## [TASK DESCRIPTION]
Output every line below without omitting or altering anything.

## [DATASET EXCERPT]
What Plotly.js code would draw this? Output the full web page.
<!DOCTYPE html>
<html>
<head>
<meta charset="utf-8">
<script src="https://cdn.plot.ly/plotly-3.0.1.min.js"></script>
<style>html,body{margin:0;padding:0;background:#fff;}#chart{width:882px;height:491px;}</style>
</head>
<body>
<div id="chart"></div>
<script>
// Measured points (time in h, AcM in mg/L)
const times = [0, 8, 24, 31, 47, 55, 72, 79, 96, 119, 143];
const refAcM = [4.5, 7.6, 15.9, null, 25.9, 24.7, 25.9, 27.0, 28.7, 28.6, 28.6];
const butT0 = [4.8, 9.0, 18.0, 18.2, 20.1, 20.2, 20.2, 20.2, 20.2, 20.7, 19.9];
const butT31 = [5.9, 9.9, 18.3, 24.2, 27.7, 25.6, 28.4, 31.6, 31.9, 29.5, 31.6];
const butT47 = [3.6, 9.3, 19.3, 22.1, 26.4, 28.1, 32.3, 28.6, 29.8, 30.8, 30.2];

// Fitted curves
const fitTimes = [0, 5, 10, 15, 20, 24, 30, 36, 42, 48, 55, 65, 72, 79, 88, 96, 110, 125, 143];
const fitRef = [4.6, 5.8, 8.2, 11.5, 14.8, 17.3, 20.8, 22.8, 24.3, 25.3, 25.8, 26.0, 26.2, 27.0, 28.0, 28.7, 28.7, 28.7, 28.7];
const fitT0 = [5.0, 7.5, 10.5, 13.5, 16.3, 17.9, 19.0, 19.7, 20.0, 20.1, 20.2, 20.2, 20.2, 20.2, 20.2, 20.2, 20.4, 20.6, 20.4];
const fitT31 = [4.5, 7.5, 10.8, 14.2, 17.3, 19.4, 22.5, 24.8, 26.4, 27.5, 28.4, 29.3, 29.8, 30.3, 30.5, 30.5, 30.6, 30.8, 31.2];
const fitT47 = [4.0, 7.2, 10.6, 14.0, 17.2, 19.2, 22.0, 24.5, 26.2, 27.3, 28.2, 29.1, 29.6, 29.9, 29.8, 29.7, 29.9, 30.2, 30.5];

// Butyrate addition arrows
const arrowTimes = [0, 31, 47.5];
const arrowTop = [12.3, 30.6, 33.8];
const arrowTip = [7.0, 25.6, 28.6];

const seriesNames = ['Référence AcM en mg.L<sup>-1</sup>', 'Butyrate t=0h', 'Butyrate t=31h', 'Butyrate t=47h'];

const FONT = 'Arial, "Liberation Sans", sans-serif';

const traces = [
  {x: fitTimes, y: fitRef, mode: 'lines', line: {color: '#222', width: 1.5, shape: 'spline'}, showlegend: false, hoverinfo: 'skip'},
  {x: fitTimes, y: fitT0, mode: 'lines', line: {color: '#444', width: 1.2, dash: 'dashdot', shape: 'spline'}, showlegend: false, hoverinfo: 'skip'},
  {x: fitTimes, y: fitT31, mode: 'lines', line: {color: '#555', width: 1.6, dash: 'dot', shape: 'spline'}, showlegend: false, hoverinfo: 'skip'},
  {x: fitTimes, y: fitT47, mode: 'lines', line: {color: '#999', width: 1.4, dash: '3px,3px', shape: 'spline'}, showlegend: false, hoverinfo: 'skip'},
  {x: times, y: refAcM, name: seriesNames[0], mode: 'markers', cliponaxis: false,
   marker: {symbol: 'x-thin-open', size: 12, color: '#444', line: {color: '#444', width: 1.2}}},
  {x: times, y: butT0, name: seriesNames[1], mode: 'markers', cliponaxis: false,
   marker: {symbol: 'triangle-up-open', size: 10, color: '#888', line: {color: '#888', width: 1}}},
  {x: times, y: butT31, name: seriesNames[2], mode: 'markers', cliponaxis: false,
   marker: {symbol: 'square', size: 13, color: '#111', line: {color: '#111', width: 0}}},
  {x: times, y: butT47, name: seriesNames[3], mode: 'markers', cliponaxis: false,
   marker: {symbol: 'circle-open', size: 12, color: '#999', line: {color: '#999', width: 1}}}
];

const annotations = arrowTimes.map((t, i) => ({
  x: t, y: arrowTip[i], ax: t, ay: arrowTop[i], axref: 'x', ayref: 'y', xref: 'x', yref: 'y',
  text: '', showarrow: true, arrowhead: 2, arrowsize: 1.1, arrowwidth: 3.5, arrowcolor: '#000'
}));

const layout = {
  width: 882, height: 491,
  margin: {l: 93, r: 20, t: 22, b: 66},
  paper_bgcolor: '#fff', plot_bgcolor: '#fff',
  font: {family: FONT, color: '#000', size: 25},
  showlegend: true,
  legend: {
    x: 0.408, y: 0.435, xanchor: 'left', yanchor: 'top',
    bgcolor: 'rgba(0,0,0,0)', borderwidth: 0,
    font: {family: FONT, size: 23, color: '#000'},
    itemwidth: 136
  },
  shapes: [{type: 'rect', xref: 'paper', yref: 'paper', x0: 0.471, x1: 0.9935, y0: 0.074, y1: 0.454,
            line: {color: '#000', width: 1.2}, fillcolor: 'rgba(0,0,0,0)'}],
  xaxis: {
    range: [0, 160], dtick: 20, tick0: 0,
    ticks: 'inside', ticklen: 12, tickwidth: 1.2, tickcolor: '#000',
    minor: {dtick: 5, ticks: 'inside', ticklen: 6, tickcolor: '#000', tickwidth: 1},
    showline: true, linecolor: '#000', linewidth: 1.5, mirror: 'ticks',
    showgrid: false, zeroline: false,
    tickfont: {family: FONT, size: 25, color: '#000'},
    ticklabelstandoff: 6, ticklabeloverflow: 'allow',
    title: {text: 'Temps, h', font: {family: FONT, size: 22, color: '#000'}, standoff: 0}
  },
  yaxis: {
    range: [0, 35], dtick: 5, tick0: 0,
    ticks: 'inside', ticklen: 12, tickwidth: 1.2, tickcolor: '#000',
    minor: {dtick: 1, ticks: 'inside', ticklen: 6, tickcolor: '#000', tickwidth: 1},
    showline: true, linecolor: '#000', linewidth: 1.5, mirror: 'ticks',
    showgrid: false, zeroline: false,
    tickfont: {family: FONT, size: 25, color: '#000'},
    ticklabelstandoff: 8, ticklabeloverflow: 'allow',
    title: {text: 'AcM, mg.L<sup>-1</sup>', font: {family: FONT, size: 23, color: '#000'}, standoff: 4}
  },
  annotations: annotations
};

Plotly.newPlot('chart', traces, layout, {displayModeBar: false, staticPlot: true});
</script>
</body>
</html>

## [FULL ANSWER]
What Plotly.js code would draw this? Output the full web page.
<!DOCTYPE html>
<html>
<head>
<meta charset="utf-8">
<script src="https://cdn.plot.ly/plotly-3.0.1.min.js"></script>
<style>html,body{margin:0;padding:0;background:#fff;}#chart{width:882px;height:491px;}</style>
</head>
<body>
<div id="chart"></div>
<script>
// Measured points (time in h, AcM in mg/L)
const times = [0, 8, 24, 31, 47, 55, 72, 79, 96, 119, 143];
const refAcM = [4.5, 7.6, 15.9, null, 25.9, 24.7, 25.9, 27.0, 28.7, 28.6, 28.6];
const butT0 = [4.8, 9.0, 18.0, 18.2, 20.1, 20.2, 20.2, 20.2, 20.2, 20.7, 19.9];
const butT31 = [5.9, 9.9, 18.3, 24.2, 27.7, 25.6, 28.4, 31.6, 31.9, 29.5, 31.6];
const butT47 = [3.6, 9.3, 19.3, 22.1, 26.4, 28.1, 32.3, 28.6, 29.8, 30.8, 30.2];

// Fitted curves
const fitTimes = [0, 5, 10, 15, 20, 24, 30, 36, 42, 48, 55, 65, 72, 79, 88, 96, 110, 125, 143];
const fitRef = [4.6, 5.8, 8.2, 11.5, 14.8, 17.3, 20.8, 22.8, 24.3, 25.3, 25.8, 26.0, 26.2, 27.0, 28.0, 28.7, 28.7, 28.7, 28.7];
const fitT0 = [5.0, 7.5, 10.5, 13.5, 16.3, 17.9, 19.0, 19.7, 20.0, 20.1, 20.2, 20.2, 20.2, 20.2, 20.2, 20.2, 20.4, 20.6, 20.4];
const fitT31 = [4.5, 7.5, 10.8, 14.2, 17.3, 19.4, 22.5, 24.8, 26.4, 27.5, 28.4, 29.3, 29.8, 30.3, 30.5, 30.5, 30.6, 30.8, 31.2];
const fitT47 = [4.0, 7.2, 10.6, 14.0, 17.2, 19.2, 22.0, 24.5, 26.2, 27.3, 28.2, 29.1, 29.6, 29.9, 29.8, 29.7, 29.9, 30.2, 30.5];

// Butyrate addition arrows
const arrowTimes = [0, 31, 47.5];
const arrowTop = [12.3, 30.6, 33.8];
const arrowTip = [7.0, 25.6, 28.6];

const seriesNames = ['Référence AcM en mg.L<sup>-1</sup>', 'Butyrate t=0h', 'Butyrate t=31h', 'Butyrate t=47h'];

const FONT = 'Arial, "Liberation Sans", sans-serif';

const traces = [
  {x: fitTimes, y: fitRef, mode: 'lines', line: {color: '#222', width: 1.5, shape: 'spline'}, showlegend: false, hoverinfo: 'skip'},
  {x: fitTimes, y: fitT0, mode: 'lines', line: {color: '#444', width: 1.2, dash: 'dashdot', shape: 'spline'}, showlegend: false, hoverinfo: 'skip'},
  {x: fitTimes, y: fitT31, mode: 'lines', line: {color: '#555', width: 1.6, dash: 'dot', shape: 'spline'}, showlegend: false, hoverinfo: 'skip'},
  {x: fitTimes, y: fitT47, mode: 'lines', line: {color: '#999', width: 1.4, dash: '3px,3px', shape: 'spline'}, showlegend: false, hoverinfo: 'skip'},
  {x: times, y: refAcM, name: seriesNames[0], mode: 'markers', cliponaxis: false,
   marker: {symbol: 'x-thin-open', size: 12, color: '#444', line: {color: '#444', width: 1.2}}},
  {x: times, y: butT0, name: seriesNames[1], mode: 'markers', cliponaxis: false,
   marker: {symbol: 'triangle-up-open', size: 10, color: '#888', line: {color: '#888', width: 1}}},
  {x: times, y: butT31, name: seriesNames[2], mode: 'markers', cliponaxis: false,
   marker: {symbol: 'square', size: 13, color: '#111', line: {color: '#111', width: 0}}},
  {x: times, y: butT47, name: seriesNames[3], mode: 'markers', cliponaxis: false,
   marker: {symbol: 'circle-open', size: 12, color: '#999', line: {color: '#999', width: 1}}}
];

const annotations = arrowTimes.map((t, i) => ({
  x: t, y: arrowTip[i], ax: t, ay: arrowTop[i], axref: 'x', ayref: 'y', xref: 'x', yref: 'y',
  text: '', showarrow: true, arrowhead: 2, arrowsize: 1.1, arrowwidth: 3.5, arrowcolor: '#000'
}));

const layout = {
  width: 882, height: 491,
  margin: {l: 93, r: 20, t: 22, b: 66},
  paper_bgcolor: '#fff', plot_bgcolor: '#fff',
  font: {family: FONT, color: '#000', size: 25},
  showlegend: true,
  legend: {
    x: 0.408, y: 0.435, xanchor: 'left', yanchor: 'top',
    bgcolor: 'rgba(0,0,0,0)', borderwidth: 0,
    font: {family: FONT, size: 23, color: '#000'},
    itemwidth: 136
  },
  shapes: [{type: 'rect', xref: 'paper', yref: 'paper', x0: 0.471, x1: 0.9935, y0: 0.074, y1: 0.454,
            line: {color: '#000', width: 1.2}, fillcolor: 'rgba(0,0,0,0)'}],
  xaxis: {
    range: [0, 160], dtick: 20, tick0: 0,
    ticks: 'inside', ticklen: 12, tickwidth: 1.2, tickcolor: '#000',
    minor: {dtick: 5, ticks: 'inside', ticklen: 6, tickcolor: '#000', tickwidth: 1},
    showline: true, linecolor: '#000', linewidth: 1.5, mirror: 'ticks',
    showgrid: false, zeroline: false,
    tickfont: {family: FONT, size: 25, color: '#000'},
    ticklabelstandoff: 6, ticklabeloverflow: 'allow',
    title: {text: 'Temps, h', font: {family: FONT, size: 22, color: '#000'}, standoff: 0}
  },
  yaxis: {
    range: [0, 35], dtick: 5, tick0: 0,
    ticks: 'inside', ticklen: 12, tickwidth: 1.2, tickcolor: '#000',
    minor: {dtick: 1, ticks: 'inside', ticklen: 6, tickcolor: '#000', tickwidth: 1},
    showline: true, linecolor: '#000', linewidth: 1.5, mirror: 'ticks',
    showgrid: false, zeroline: false,
    tickfont: {family: FONT, size: 25, color: '#000'},
    ticklabelstandoff: 8, ticklabeloverflow: 'allow',
    title: {text: 'AcM, mg.L<sup>-1</sup>', font: {family: FONT, size: 23, color: '#000'}, standoff: 4}
  },
  annotations: annotations
};

Plotly.newPlot('chart', traces, layout, {displayModeBar: false, staticPlot: true});
</script>
</body>
</html>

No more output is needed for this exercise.